1. Motivate by Execution. Not Talking. Not Dreaming.

If you asked around, everyone said the same thing. Ryan was the best developer that the company had had. But he’d recently left. And everyone was talking about how great he was. What no one was talking about, however, was why he had left.

People join companies and quit supervisors.

The first time I heard that quote, it stopped me in my tracks because of how true and how simple it was. Ryan had quit because his supervisor was inconsistent and biased.

Ultimately, he had quit because he couldn’t do what he was good at (writing code) without dealing with drama (which he didn’t like). He wanted to spend more time writing great code, but he was spending more time in politics.

If you want to empower and develop high performing teams, the first takeaway is one of motivation. We need to embrace the reality that high performers are motivated by execution. Not talking. Not dreaming. Doing.

Sometimes it’s processes that need to change and sometimes it’s people, like poor performers who keep interrupting.

Either way, our job is to clear the way for high performers to act.

2. Avoid the Feeling of Warm Comfort

Don was one of those guys who you could throw at a problem and he’d fix it. It didn’t matter if it was technical in nature, process-oriented, or simply a people-issue. Don was always game to get in there, figure it out, put a plan together and execute on it.
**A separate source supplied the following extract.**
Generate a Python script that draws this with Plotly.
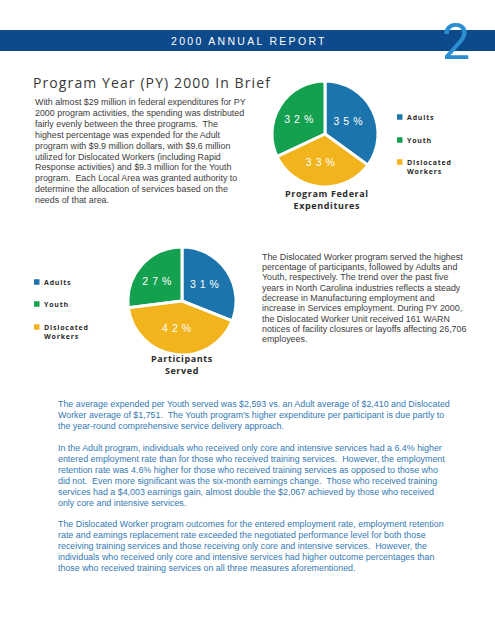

And then one day Don approached me with some bad news. He was moving on. He’d received a great offer from another company and he had already accepted.

He was good at what he did – but he was bored. He’d been doing it too long. And when he looked around, he didn’t see how I’d be able to give him something new to do.

When others wrap themselves up in the warm comfort of routine, high performers need personal growth. They need to see that they’re tackling new problems, learning new things, and trying new strategies.

And because I got to the point where I relied on Don to solve the same kinds of things over and over again, I lost out. Our job can’t be to wait until someone brings it up.

We have to constantly think about our high performers and plan for ways that they can grow.

3. Allow Them to Make a Real Impact

My last story is my own. I had a fine job. I was paid well. But none of that stopped me from walking away. Regardless of how well anyone is paid, the internal drive of high performers is to make an impact – to see big things change.

Studies have been done and the percentage of people that can answer affirmative to the question of whether they get to do what they do best at work is still woefully low.

I woke up one day and realized that the things I did best were barely at play when I was at work (< 20%). In line with Ryan and Don, I made the decision to move on.

Finding the right place to make an impact didn’t take long. Taking the pay cut was immaterial. But working on software that impacted over 60% of the affordable housing in the country and helped people have roofs over their head was worth it.

Summing Up

We will never keep our best and brightest by giving them routine work, or by having them managed like they’re regular staff. It’s not fair to the organization when they walk. And it’s a waste of incredible resources. Instead, our job, daily, should be focused on how to create a culture that embraces these three drivers and keeps them around for a long time.

It’s good for them, and it’s good for our companies.